Fighting Poverty with Passion
I’m a second term VISTA. This time last year, I was having doubts about whether I wanted to complete my first term. Like many VISTAs, there were times when I wondered if I had made a mistake.
Finances were one reason I almost didn’t finish my first VISTA term. My husband and I don’t have parents we can lean on financially. Relocating ourselves and my mother-in-law 1000 miles, time my husband was without pay, and many unexpected expenses left us worried about money. Having a child counting on us intensified the stress. Friends and extended family did give or loan us some money to relocate, but it didn’t stretch very far.
Thanks to a GoFundMe account, people came through for us with varying sums of money.
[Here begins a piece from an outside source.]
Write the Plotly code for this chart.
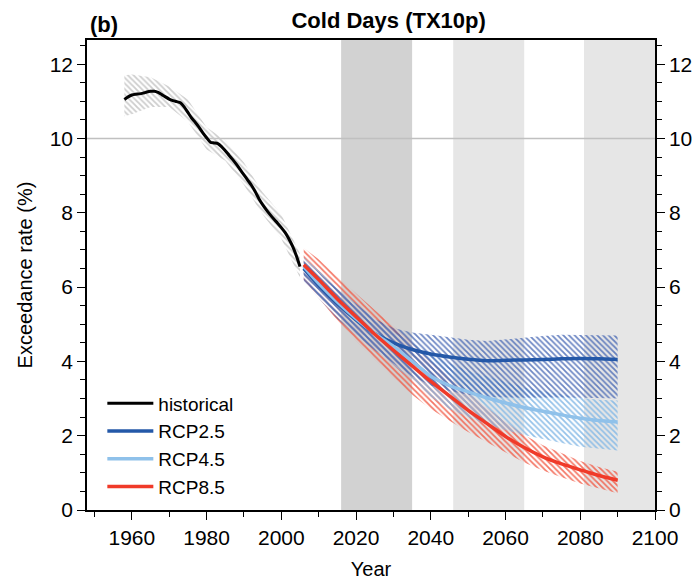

Just as importantly, we received greatly needed words of encouragement from friends and family who didn’t know we were struggling before. Months later, VISTA reversed its rule forbidding second jobs, my husband switched teaching programs (so we went from paying $400 in tuition out of pocket every month to qualifying for student aid) and I discovered I could save money by switching to Marketplace insurance instead of going through my husband’s job. Our money stress improved greatly.
The emotional impact of my position also made me want to quit. After 15 years in child welfare, I didn’t think working at a Children’s Advocacy Center would affect me much. I was surprised to find myself in tears some days. Before the CAC, I had always worked with families later in their cases and was often spared the most graphic details. Additionally, I had always been part of rehabilitative services for families, so I knew when safety and counseling were in place and what happened to the accused. These things prevented emotional drain for me. At a CAC, however, a child comes in for a few hours, talks to a forensic interviewer about their worst experiences and leaves. Follow up often happens elsewhere. Even though I didn’t interview the children, just knowing what happened and then not knowing if they were given tools to heal, was difficult. I asked to have my contact with case information limited and that helped some. I also took vicarious trauma training, which gave me more tools for self-care. My position with the CAC and the vicarious trauma training taught me a lot about myself.
The final factor that made me consider quitting was a nagging feeling that I didn’t really “fit in” at the office. I admire all of my former CAC co-workers, but I was different from them in ways. I don’t wear high heels or makeup daily, my budget limited my ability to buy new clothing or have my hair and nails done and I wear glasses instead of contacts. As a result, I felt less polished than them. In the end, the baggage was mine. Not a single co-worker ever treated me differently than anyone else.
Whatever struggles you face as a VISTA, know that many of us feel like giving up at some point, but are later glad that we stuck it out. I realize now that it’s only because I completed my first year, that my student loans are now getting paid, I learned so much about myself, I got to see my impact on my former site and I reached a place where I realized I might enjoy a second term.